Books About Women in History: Volume 2

The more we read about women in history the more we will realize that women were purposefully erased from history rather than not taking part. Here are more books about real women in history.

None of these links are affiliate links.

1.Persepolis

What I love about this book is I identified with the teenage angst even though I didn’t grow up during a dangerous revolution. Her normal experiences were exacerbated by extraordinary world events.

I’m not sure this was written expressly for middle or high schoolers but this is a often times used in schools to supplement the study of the Iranian Revolution. Don’t let that fool you though. The writing is vivid and will pull you into her story.

2. Little Leaders: Bold Women in Black History

I am so excited to read this with my oldest this school year. Written for grades 3 – 7, this introduces students to some amazing Black women in history history.

Don’t ignore this book just because it is a children’s book. If you can’t name five black women in history and list their accomplishment this is a fantastic introduction to expand your historical knowledge.
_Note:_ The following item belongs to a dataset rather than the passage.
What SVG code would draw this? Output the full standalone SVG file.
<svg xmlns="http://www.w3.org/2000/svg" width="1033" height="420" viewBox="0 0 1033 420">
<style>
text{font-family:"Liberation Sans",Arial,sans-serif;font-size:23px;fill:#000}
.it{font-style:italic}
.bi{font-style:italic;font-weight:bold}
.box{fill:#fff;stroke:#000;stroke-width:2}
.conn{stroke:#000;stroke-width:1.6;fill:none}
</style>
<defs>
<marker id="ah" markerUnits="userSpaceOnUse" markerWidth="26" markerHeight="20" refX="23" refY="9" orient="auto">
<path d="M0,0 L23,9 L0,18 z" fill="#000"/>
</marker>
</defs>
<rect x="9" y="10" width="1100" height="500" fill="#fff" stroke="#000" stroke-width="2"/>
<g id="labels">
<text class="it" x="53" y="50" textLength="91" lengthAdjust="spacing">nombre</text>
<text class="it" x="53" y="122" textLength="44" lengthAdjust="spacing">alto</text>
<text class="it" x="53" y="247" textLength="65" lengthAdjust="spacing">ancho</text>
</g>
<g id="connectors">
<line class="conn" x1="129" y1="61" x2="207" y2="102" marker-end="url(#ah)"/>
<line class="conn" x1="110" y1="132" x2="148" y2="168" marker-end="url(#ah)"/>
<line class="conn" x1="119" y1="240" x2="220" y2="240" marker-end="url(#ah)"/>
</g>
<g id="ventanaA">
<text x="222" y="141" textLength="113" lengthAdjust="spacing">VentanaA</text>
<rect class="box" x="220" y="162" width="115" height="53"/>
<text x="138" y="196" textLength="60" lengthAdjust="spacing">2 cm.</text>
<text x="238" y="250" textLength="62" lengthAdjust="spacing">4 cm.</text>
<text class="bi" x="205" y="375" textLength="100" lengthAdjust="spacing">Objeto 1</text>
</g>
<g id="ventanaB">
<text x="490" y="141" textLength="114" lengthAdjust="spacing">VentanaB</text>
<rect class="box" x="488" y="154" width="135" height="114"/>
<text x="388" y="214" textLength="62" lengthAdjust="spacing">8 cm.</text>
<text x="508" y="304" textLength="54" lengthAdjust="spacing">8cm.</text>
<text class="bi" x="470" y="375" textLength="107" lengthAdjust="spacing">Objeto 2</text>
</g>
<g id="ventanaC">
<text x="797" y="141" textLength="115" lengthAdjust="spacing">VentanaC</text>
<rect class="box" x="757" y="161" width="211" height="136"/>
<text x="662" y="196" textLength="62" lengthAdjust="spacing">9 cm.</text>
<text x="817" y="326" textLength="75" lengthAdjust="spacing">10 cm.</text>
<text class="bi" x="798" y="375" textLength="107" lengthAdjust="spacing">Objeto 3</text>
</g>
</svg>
3. Never Caught: The Washingtons’ Relentless Pursuit of Their Runaway Slave, Ona Judge

Changing our opinions about America’s founding father’s doesn’t jeopardize our history as some claim, it attempts to push our country to be a more perfect union.

Learn about Ona Judge, the slave who ran away from George Washington when he refused to free her even in accordance with the law that he professed to love.
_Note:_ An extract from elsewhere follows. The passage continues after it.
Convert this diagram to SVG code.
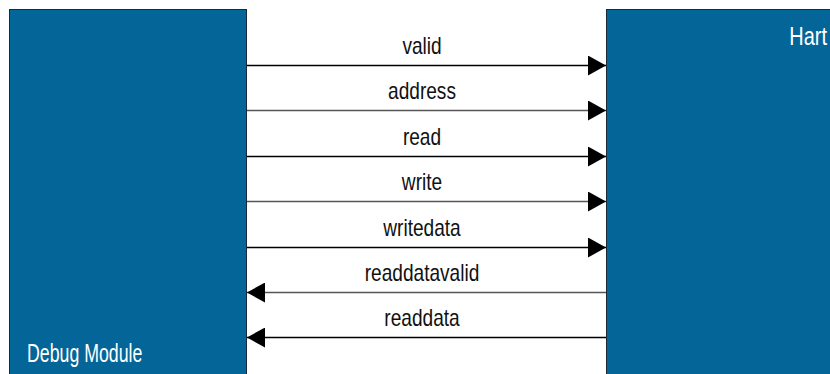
<svg xmlns="http://www.w3.org/2000/svg" width="830" height="374" viewBox="0 0 830 374">
  <defs>
    <style>
      .block { fill: #046698; stroke: #1a2a36; stroke-width: 1; }
      .blabel { fill: #ffffff; font-family: "Liberation Sans", Arial, sans-serif; font-size: 25px; }
      .sig { fill: #111111; font-family: "Liberation Sans", Arial, sans-serif; font-size: 23px; text-anchor: middle; }
      .wire { stroke: #000000; stroke-width: 1.3; fill: none; }
      .wire.grey { stroke: #555555; }
    </style>
    <marker id="tip" viewBox="0 0 18 20" refX="18" refY="10" markerWidth="18" markerHeight="20" markerUnits="userSpaceOnUse" orient="auto">
      <path d="M0,0 L18,10 L0,20 Z" fill="#000000"/>
    </marker>
  </defs>
  <rect width="830" height="374" fill="#ffffff"/>

  <g id="debug-module">
    <rect class="block" x="9.5" y="9.5" width="237" height="380"/>
    <text class="blabel" transform="translate(27,362) scale(0.71,1)">Debug Module</text>
  </g>

  <g id="hart">
    <rect class="block" x="606.5" y="9.5" width="240" height="380"/>
    <text class="blabel" transform="translate(827,45) scale(0.8,1)" text-anchor="end">Hart</text>
  </g>

  <g id="connectors">
    <line class="wire" x1="247" y1="65.5" x2="606" y2="65.5" marker-end="url(#tip)"/>
    <line class="wire grey" x1="247" y1="110.5" x2="606" y2="110.5" marker-end="url(#tip)"/>
    <line class="wire" x1="247" y1="156.5" x2="606" y2="156.5" marker-end="url(#tip)"/>
    <line class="wire grey" x1="247" y1="201.5" x2="606" y2="201.5" marker-end="url(#tip)"/>
    <line class="wire" x1="247" y1="247.5" x2="606" y2="247.5" marker-end="url(#tip)"/>
    <line class="wire grey" x1="606" y1="292.5" x2="247" y2="292.5" marker-end="url(#tip)"/>
    <line class="wire" x1="606" y1="337.5" x2="247" y2="337.5" marker-end="url(#tip)"/>
  </g>

  <g id="signal-labels">
    <text class="sig" transform="translate(422,54) scale(0.83,1)">valid</text>
    <text class="sig" transform="translate(422,99) scale(0.83,1)">address</text>
    <text class="sig" transform="translate(422,145) scale(0.83,1)">read</text>
    <text class="sig" transform="translate(422,190) scale(0.83,1)">write</text>
    <text class="sig" transform="translate(422,236) scale(0.83,1)">writedata</text>
    <text class="sig" transform="translate(422,281) scale(0.83,1)">readdatavalid</text>
    <text class="sig" transform="translate(422,326) scale(0.83,1)">readdata</text>
  </g>
</svg>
She risked her life and future to live a life that was hers and it needs to be honored.

4. Farewell to Manzanar

Written for middle and high schoolers, this is a retelling of a young girls memories of being forced into an American concentration camp created for Japanese-Americans during World War II. Ignored in our history books until just recently this is a must-read especially as we struggle with a repeat of this history in this country.

5. Uncrowned Queen: The Life of Margaret Beaufort, Mother of the Tudors

I had heard of her but didn’t know anything about her until I watched The White Queen on Starz where Margaret Beaufort was portrayed as extremely pious if not a little fanatical. The follow-up show called The White Princess portrayed her as so singularly focused she bordered on cruel.

Time for some real historical analysis to discover the real events and her role in them. After all, it may have been her son that founded the Tudor Dynasty but it wouldn’t have happened without her actions. She could be the real founder. Read for yourself and make up your own mind.

6. Crown of Blood

Lady Jane Grey took the throne after her cousin Edward VI’s untimely death and threw the country into chaos as the Tudor government tried to grapple with inheritance and legitimacy claims.

Learn about the Nine Days’ Queen (who reigned for 13 days but you know, math) and discover an often ignored two weeks in Tudor history.

7. Daughters of Chivalry: The Forgotten Children of King Edward Longshanks

Although it hasn’t been released when I wrote this blog I am very excited for this book. This is a time period that has often left women out of their historical accounts unless of course they are trying to “prove” how terrible a woman was. Longshanks daughter-in-law was Isabella of France, otherwise known as the She-Wolf.

Most of what I know of Longshanks family is because I have done a little research on his daughter-in-law and then I have seen the fictionalized account in Braveheart. It is often ignored by publishing houses because of the very popular Tudor period and I am psyched for a something different.